What this task involves:
Write the entries out again exactly as they stand, but without the pictures.
>>>
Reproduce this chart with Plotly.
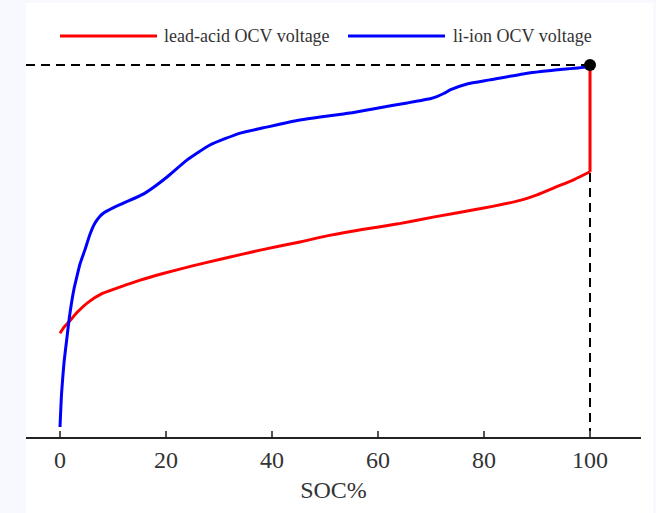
import plotly.graph_objects as go

# ---- data (y in arbitrary relative units, full charge = 100)
li_soc = [0, 0.3, 0.75, 1.26, 1.75, 2.2, 2.64, 3.2, 3.77, 4.7, 5.66, 6.6, 7.5, 8.3, 10, 12.5,
          15.7, 18, 20.2, 24, 28.3, 34, 39, 45.3, 54.7, 59.8, 65.5, 70, 71.1, 72.5, 73.6, 76.8,
          81.1, 87.4, 93.8, 99.4, 100]
li_ocv = [2.7, 11.8, 19.9, 26.1, 32.0, 36.3, 39.8, 43.2, 46.5, 50.3, 54.5, 57.5, 59.3, 60.3,
          61.6, 63.2, 65.3, 67.5, 69.9, 74.5, 78.5, 81.7, 83.3, 85.2, 87.1, 88.4, 89.8, 91.0,
          91.5, 92.4, 93.3, 94.9, 96.0, 97.6, 98.7, 99.5, 100]

pb_soc = [0, 0.8, 1.7, 3.3, 5.3, 8, 11.3, 15, 19.1, 25, 30.9, 38, 45.5, 50.8, 57, 63.8, 70.4,
          80.2, 86.8, 90, 93.4, 97, 100, 100]
pb_ocv = [27.9, 29.6, 31.0, 33.6, 36.2, 38.6, 40.3, 42.1, 43.8, 46.0, 48.0, 50.3, 52.5, 54.2,
          55.8, 57.3, 59.1, 61.6, 63.6, 65.1, 67.1, 69.2, 71.3, 98.7]

full_soc = 100
full_ocv = 100

x_ticks = [0, 20, 40, 60, 80, 100]
x_range = [-6.415, 109.62]
y_range = [0, 112.1]

series_names = ["lead-acid OCV voltage", "li-ion OCV voltage"]

SERIF = "Liberation Serif, DejaVu Serif, serif"

fig = go.Figure()

# reference dashed lines to the full-charge point
fig.add_trace(go.Scatter(x=[x_range[0], full_soc], y=[full_ocv, full_ocv], mode="lines",
                         line=dict(color="black", width=2, dash="9px,6px"),
                         showlegend=False, hoverinfo="skip"))
fig.add_trace(go.Scatter(x=[full_soc, full_soc], y=[y_range[0], full_ocv], mode="lines",
                         line=dict(color="black", width=2, dash="9px,6px"),
                         showlegend=False, hoverinfo="skip"))

# lead-acid: smooth curve plus the vertical jump at full charge
fig.add_trace(go.Scatter(x=pb_soc[:-1], y=pb_ocv[:-1], mode="lines", name=series_names[0],
                         line=dict(color="#ff0000", width=3, shape="spline", smoothing=0.5),
                         showlegend=False))
fig.add_trace(go.Scatter(x=pb_soc[-2:], y=pb_ocv[-2:], mode="lines", name=series_names[0],
                         line=dict(color="#ff0000", width=3), showlegend=False))
fig.add_trace(go.Scatter(x=li_soc, y=li_ocv, mode="lines", name=series_names[1],
                         line=dict(color="#0000ff", width=3, shape="spline", smoothing=0.5),
                         showlegend=False))
fig.add_trace(go.Scatter(x=[full_soc], y=[full_ocv], mode="markers",
                         marker=dict(color="black", size=12), showlegend=False))

L, R, T, B = 26, 15, 20, 76
W, H = 656, 513
pw, ph = W - L - R, H - T - B

def px(xp):
    return (xp - L) / pw

def py(yp):
    return (H - B - yp) / ph

shapes = [
    # white page panel
    dict(type="rect", xref="paper", yref="paper", x0=px(26), x1=px(653), y0=py(513), y1=py(3),
         fillcolor="white", line=dict(width=0), layer="below"),
    # custom legend samples
    dict(type="line", xref="paper", yref="paper", x0=px(60), x1=px(157), y0=py(36), y1=py(36),
         line=dict(color="#ff0000", width=3)),
    dict(type="line", xref="paper", yref="paper", x0=px(348), x1=px(445), y0=py(36), y1=py(36),
         line=dict(color="#0000ff", width=3)),
]

annotations = [
    dict(xref="paper", yref="paper", x=px(162), y=py(36), text=series_names[0], showarrow=False,
         xanchor="left", yanchor="middle", font=dict(family=SERIF, size=18, color="#333")),
    dict(xref="paper", yref="paper", x=px(451), y=py(36), text=series_names[1], showarrow=False,
         xanchor="left", yanchor="middle", font=dict(family=SERIF, size=18, color="#333")),
]

fig.update_layout(
    width=W, height=H,
    margin=dict(l=L, r=R, t=T, b=B),
    paper_bgcolor="#f8f9fe",
    plot_bgcolor="white",
    shapes=shapes,
    annotations=annotations,
    font=dict(family=SERIF, color="#333"),
    xaxis=dict(range=x_range, tickvals=x_ticks, ticktext=[str(v) for v in x_ticks],
               showgrid=False, zeroline=False, showline=True, linecolor="#222", linewidth=2,
               ticks="inside", ticklen=6, tickwidth=1.5, tickcolor="#555",
               tickfont=dict(family=SERIF, size=24, color="#333"),
               title=dict(text="SOC%", font=dict(family=SERIF, size=24, color="#333"), standoff=9)),
    yaxis=dict(range=y_range, visible=False, showgrid=False, zeroline=False),
)

fig.write_html("out.html",
               config={"displayModeBar": False},
               post_script="document.body.style.margin='0';document.body.style.overflow='hidden';")
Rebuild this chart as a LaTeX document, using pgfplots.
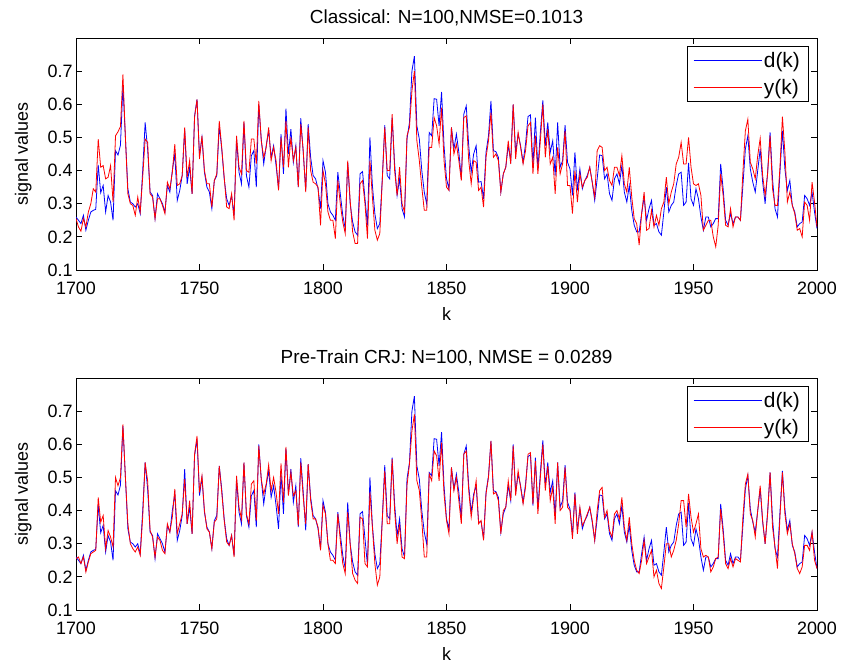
<<<
Correct output:
Reproduce this chart with Plotly.
import plotly.graph_objects as go

# ---- data (y in arbitrary relative units, full charge = 100)
li_soc = [0, 0.3, 0.75, 1.26, 1.75, 2.2, 2.64, 3.2, 3.77, 4.7, 5.66, 6.6, 7.5, 8.3, 10, 12.5,
          15.7, 18, 20.2, 24, 28.3, 34, 39, 45.3, 54.7, 59.8, 65.5, 70, 71.1, 72.5, 73.6, 76.8,
          81.1, 87.4, 93.8, 99.4, 100]
li_ocv = [2.7, 11.8, 19.9, 26.1, 32.0, 36.3, 39.8, 43.2, 46.5, 50.3, 54.5, 57.5, 59.3, 60.3,
          61.6, 63.2, 65.3, 67.5, 69.9, 74.5, 78.5, 81.7, 83.3, 85.2, 87.1, 88.4, 89.8, 91.0,
          91.5, 92.4, 93.3, 94.9, 96.0, 97.6, 98.7, 99.5, 100]

pb_soc = [0, 0.8, 1.7, 3.3, 5.3, 8, 11.3, 15, 19.1, 25, 30.9, 38, 45.5, 50.8, 57, 63.8, 70.4,
          80.2, 86.8, 90, 93.4, 97, 100, 100]
pb_ocv = [27.9, 29.6, 31.0, 33.6, 36.2, 38.6, 40.3, 42.1, 43.8, 46.0, 48.0, 50.3, 52.5, 54.2,
          55.8, 57.3, 59.1, 61.6, 63.6, 65.1, 67.1, 69.2, 71.3, 98.7]

full_soc = 100
full_ocv = 100

x_ticks = [0, 20, 40, 60, 80, 100]
x_range = [-6.415, 109.62]
y_range = [0, 112.1]

series_names = ["lead-acid OCV voltage", "li-ion OCV voltage"]

SERIF = "Liberation Serif, DejaVu Serif, serif"

fig = go.Figure()

# reference dashed lines to the full-charge point
fig.add_trace(go.Scatter(x=[x_range[0], full_soc], y=[full_ocv, full_ocv], mode="lines",
                         line=dict(color="black", width=2, dash="9px,6px"),
                         showlegend=False, hoverinfo="skip"))
fig.add_trace(go.Scatter(x=[full_soc, full_soc], y=[y_range[0], full_ocv], mode="lines",
                         line=dict(color="black", width=2, dash="9px,6px"),
                         showlegend=False, hoverinfo="skip"))

# lead-acid: smooth curve plus the vertical jump at full charge
fig.add_trace(go.Scatter(x=pb_soc[:-1], y=pb_ocv[:-1], mode="lines", name=series_names[0],
                         line=dict(color="#ff0000", width=3, shape="spline", smoothing=0.5),
                         showlegend=False))
fig.add_trace(go.Scatter(x=pb_soc[-2:], y=pb_ocv[-2:], mode="lines", name=series_names[0],
                         line=dict(color="#ff0000", width=3), showlegend=False))
fig.add_trace(go.Scatter(x=li_soc, y=li_ocv, mode="lines", name=series_names[1],
                         line=dict(color="#0000ff", width=3, shape="spline", smoothing=0.5),
                         showlegend=False))
fig.add_trace(go.Scatter(x=[full_soc], y=[full_ocv], mode="markers",
                         marker=dict(color="black", size=12), showlegend=False))

L, R, T, B = 26, 15, 20, 76
W, H = 656, 513
pw, ph = W - L - R, H - T - B

def px(xp):
    return (xp - L) / pw

def py(yp):
    return (H - B - yp) / ph

shapes = [
    # white page panel
    dict(type="rect", xref="paper", yref="paper", x0=px(26), x1=px(653), y0=py(513), y1=py(3),
         fillcolor="white", line=dict(width=0), layer="below"),
    # custom legend samples
    dict(type="line", xref="paper", yref="paper", x0=px(60), x1=px(157), y0=py(36), y1=py(36),
         line=dict(color="#ff0000", width=3)),
    dict(type="line", xref="paper", yref="paper", x0=px(348), x1=px(445), y0=py(36), y1=py(36),
         line=dict(color="#0000ff", width=3)),
]

annotations = [
    dict(xref="paper", yref="paper", x=px(162), y=py(36), text=series_names[0], showarrow=False,
         xanchor="left", yanchor="middle", font=dict(family=SERIF, size=18, color="#333")),
    dict(xref="paper", yref="paper", x=px(451), y=py(36), text=series_names[1], showarrow=False,
         xanchor="left", yanchor="middle", font=dict(family=SERIF, size=18, color="#333")),
]

fig.update_layout(
    width=W, height=H,
    margin=dict(l=L, r=R, t=T, b=B),
    paper_bgcolor="#f8f9fe",
    plot_bgcolor="white",
    shapes=shapes,
    annotations=annotations,
    font=dict(family=SERIF, color="#333"),
    xaxis=dict(range=x_range, tickvals=x_ticks, ticktext=[str(v) for v in x_ticks],
               showgrid=False, zeroline=False, showline=True, linecolor="#222", linewidth=2,
               ticks="inside", ticklen=6, tickwidth=1.5, tickcolor="#555",
               tickfont=dict(family=SERIF, size=24, color="#333"),
               title=dict(text="SOC%", font=dict(family=SERIF, size=24, color="#333"), standoff=9)),
    yaxis=dict(range=y_range, visible=False, showgrid=False, zeroline=False),
)

fig.write_html("out.html",
               config={"displayModeBar": False},
               post_script="document.body.style.margin='0';document.body.style.overflow='hidden';")
Rebuild this chart as a LaTeX document, using pgfplots.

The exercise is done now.